**Input records:**
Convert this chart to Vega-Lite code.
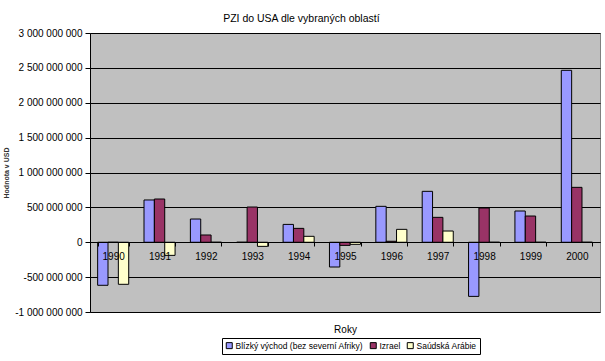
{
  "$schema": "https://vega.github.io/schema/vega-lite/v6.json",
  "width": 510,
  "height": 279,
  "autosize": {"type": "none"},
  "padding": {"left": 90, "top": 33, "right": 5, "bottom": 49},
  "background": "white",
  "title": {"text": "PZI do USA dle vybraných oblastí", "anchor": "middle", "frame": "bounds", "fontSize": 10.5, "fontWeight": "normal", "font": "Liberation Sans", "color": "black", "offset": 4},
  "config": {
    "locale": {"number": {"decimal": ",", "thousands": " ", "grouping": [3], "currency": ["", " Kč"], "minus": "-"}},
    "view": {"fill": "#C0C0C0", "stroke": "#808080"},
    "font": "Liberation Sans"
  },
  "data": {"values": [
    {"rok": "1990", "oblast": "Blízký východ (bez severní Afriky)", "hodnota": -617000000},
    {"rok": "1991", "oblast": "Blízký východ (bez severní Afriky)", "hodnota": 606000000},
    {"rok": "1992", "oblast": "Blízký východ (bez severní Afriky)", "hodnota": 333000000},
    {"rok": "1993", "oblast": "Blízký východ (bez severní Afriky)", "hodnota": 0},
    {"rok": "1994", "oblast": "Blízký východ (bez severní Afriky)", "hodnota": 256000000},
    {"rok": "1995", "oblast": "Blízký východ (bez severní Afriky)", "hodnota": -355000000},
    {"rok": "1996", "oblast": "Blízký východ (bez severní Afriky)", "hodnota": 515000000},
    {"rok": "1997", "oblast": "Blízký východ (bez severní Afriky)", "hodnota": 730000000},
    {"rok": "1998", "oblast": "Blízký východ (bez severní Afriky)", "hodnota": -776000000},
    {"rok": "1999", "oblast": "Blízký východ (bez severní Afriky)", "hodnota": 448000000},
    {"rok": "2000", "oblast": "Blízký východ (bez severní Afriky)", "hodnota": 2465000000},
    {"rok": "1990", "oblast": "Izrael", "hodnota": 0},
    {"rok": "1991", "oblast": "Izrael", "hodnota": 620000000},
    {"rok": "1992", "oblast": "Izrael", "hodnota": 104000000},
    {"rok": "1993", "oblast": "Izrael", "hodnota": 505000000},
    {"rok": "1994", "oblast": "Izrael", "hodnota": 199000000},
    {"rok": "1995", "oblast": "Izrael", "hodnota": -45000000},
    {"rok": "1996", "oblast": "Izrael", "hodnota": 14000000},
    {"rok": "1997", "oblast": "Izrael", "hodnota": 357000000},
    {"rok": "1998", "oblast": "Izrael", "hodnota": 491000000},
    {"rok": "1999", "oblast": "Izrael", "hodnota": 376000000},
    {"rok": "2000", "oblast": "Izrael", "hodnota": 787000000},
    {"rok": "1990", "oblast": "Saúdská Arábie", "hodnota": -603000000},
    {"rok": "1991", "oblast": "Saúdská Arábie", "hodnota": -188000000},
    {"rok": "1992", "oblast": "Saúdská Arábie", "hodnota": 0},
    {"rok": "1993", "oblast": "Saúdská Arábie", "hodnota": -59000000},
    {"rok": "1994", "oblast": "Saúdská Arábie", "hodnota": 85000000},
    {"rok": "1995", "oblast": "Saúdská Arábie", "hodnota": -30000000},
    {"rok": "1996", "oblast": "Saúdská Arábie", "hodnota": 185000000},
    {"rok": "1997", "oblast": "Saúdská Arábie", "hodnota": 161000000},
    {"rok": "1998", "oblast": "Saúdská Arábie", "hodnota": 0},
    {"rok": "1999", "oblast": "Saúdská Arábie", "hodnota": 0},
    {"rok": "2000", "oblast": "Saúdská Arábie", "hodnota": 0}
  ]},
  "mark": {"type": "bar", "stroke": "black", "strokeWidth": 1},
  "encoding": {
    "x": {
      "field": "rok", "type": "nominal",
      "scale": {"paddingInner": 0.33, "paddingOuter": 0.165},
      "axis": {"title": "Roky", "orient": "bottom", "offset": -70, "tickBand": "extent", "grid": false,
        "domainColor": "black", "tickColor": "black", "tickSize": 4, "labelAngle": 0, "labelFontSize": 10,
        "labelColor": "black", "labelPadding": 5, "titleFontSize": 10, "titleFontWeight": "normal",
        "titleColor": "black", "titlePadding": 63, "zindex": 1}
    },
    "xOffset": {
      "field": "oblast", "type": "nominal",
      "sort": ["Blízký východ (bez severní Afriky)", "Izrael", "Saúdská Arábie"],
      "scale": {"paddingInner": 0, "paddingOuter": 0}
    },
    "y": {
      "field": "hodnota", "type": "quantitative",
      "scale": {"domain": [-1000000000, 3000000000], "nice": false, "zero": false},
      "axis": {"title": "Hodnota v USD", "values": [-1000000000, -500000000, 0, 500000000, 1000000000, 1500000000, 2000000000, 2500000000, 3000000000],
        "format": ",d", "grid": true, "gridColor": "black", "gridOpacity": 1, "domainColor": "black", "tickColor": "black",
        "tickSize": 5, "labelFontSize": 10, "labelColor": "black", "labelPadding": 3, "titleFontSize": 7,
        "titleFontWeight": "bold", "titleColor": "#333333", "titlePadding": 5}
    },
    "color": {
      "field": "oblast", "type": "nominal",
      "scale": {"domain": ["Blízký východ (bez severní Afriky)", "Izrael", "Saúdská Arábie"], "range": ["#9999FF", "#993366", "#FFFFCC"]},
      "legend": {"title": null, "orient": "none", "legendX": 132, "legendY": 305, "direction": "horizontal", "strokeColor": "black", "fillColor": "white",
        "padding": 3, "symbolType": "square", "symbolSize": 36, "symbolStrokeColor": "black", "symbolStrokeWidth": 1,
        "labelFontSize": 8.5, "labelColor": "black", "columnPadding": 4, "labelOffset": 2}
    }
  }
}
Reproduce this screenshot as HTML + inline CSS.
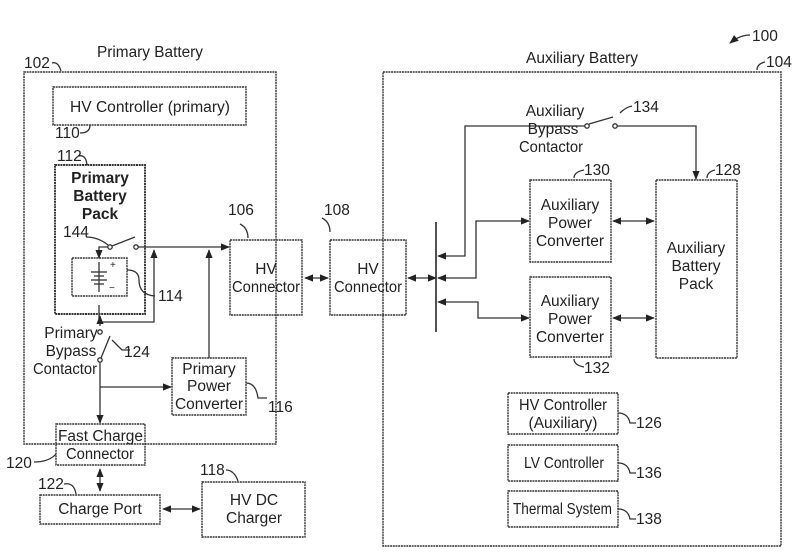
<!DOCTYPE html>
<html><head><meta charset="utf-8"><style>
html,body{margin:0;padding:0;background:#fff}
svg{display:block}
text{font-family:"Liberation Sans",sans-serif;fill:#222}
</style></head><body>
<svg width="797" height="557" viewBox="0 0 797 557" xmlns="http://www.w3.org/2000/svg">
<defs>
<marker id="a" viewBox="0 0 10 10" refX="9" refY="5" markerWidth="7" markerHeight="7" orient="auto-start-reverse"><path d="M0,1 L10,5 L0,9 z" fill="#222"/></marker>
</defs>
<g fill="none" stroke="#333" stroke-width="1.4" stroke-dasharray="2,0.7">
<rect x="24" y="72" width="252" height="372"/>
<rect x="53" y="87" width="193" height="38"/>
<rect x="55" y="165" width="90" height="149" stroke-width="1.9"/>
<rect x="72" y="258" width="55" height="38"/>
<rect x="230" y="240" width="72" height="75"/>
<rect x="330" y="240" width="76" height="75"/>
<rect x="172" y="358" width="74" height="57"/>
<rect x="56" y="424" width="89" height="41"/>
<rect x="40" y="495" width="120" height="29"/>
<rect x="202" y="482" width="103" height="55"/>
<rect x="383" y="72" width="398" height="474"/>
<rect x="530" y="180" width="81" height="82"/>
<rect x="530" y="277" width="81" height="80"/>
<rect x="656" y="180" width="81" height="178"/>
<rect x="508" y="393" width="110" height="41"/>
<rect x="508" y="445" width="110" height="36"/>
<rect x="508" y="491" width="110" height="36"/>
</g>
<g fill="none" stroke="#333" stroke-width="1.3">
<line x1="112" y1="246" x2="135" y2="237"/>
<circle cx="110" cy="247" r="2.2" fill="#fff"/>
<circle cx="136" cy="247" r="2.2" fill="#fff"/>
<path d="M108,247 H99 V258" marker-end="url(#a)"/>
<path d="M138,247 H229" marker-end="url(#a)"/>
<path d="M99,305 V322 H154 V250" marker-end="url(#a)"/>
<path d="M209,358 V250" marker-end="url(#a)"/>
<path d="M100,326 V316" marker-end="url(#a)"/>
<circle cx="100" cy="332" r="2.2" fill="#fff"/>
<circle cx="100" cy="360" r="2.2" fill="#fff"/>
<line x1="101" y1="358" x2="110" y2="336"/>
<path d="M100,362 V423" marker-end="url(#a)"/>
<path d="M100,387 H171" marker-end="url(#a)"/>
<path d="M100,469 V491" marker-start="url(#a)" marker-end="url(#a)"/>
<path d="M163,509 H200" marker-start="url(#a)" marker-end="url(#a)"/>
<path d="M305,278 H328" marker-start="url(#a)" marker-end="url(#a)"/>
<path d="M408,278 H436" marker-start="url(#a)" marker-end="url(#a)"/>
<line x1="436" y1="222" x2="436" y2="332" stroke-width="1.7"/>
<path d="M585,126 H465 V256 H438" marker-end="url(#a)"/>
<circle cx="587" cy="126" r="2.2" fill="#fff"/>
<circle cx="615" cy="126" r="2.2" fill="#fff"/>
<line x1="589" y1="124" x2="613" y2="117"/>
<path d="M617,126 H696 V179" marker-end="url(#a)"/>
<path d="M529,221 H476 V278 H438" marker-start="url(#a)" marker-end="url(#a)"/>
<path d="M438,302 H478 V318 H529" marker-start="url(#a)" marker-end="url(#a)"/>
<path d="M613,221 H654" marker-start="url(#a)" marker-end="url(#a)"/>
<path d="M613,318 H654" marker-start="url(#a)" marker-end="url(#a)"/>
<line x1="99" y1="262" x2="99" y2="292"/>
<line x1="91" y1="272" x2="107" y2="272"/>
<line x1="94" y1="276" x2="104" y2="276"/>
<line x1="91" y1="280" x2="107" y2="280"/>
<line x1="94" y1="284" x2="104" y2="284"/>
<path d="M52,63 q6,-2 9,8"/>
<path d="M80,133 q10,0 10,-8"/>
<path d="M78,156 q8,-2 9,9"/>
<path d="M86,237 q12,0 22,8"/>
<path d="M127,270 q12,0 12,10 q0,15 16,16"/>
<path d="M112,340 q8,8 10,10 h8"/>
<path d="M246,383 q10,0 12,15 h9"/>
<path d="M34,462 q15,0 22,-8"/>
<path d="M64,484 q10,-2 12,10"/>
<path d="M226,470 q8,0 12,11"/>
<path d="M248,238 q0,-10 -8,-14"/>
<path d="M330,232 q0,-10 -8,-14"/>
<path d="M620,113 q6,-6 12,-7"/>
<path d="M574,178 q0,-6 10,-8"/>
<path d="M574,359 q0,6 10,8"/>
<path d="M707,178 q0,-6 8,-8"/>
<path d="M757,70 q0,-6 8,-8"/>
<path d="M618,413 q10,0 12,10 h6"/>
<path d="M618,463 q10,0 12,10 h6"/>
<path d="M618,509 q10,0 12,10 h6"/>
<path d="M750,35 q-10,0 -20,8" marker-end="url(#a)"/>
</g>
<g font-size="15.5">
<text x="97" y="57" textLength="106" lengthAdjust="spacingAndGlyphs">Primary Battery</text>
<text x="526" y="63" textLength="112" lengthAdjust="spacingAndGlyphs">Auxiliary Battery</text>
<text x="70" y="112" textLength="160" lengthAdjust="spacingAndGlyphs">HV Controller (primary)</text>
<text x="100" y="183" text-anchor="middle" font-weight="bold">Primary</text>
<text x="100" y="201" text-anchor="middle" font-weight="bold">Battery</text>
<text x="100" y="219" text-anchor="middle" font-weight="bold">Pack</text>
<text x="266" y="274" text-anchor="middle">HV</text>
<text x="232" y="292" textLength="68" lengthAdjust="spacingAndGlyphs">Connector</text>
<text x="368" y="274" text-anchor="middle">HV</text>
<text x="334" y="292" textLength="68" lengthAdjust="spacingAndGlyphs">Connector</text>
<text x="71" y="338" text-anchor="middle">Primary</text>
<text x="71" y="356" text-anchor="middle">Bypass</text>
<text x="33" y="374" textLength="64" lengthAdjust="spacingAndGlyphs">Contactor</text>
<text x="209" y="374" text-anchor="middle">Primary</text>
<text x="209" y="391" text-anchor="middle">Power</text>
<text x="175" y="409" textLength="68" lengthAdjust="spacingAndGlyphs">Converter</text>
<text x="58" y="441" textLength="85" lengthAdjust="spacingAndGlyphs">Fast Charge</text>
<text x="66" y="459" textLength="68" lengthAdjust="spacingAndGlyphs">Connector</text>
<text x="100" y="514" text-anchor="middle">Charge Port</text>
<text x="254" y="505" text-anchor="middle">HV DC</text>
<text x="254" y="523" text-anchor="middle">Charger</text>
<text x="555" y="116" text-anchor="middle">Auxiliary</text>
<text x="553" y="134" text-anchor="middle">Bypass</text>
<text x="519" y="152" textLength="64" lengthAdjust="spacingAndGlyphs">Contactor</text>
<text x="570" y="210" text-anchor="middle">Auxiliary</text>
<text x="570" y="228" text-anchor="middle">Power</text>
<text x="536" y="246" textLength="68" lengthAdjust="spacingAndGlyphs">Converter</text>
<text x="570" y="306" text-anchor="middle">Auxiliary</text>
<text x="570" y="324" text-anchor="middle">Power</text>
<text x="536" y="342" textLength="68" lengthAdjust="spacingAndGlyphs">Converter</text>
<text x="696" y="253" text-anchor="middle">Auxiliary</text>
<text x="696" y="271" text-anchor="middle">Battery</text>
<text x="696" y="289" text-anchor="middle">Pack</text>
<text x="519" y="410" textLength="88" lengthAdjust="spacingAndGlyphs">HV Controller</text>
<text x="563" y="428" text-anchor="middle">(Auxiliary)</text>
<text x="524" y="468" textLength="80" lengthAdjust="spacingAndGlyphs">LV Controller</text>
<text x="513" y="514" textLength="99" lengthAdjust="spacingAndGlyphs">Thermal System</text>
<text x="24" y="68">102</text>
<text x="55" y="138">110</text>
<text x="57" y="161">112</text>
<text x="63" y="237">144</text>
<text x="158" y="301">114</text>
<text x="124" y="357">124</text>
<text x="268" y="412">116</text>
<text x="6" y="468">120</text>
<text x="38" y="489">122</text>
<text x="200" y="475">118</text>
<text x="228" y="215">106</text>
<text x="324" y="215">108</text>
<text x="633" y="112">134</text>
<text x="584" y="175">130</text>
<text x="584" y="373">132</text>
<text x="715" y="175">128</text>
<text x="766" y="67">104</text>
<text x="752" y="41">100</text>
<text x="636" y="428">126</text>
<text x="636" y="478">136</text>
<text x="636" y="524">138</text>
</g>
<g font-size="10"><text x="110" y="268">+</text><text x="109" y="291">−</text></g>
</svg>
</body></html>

**Work instructions:**
Pick out the lines that include the word "this" and write them out.

**Answer:**
Convert this chart to Vega-Lite code.
Reproduce this screenshot as HTML + inline CSS.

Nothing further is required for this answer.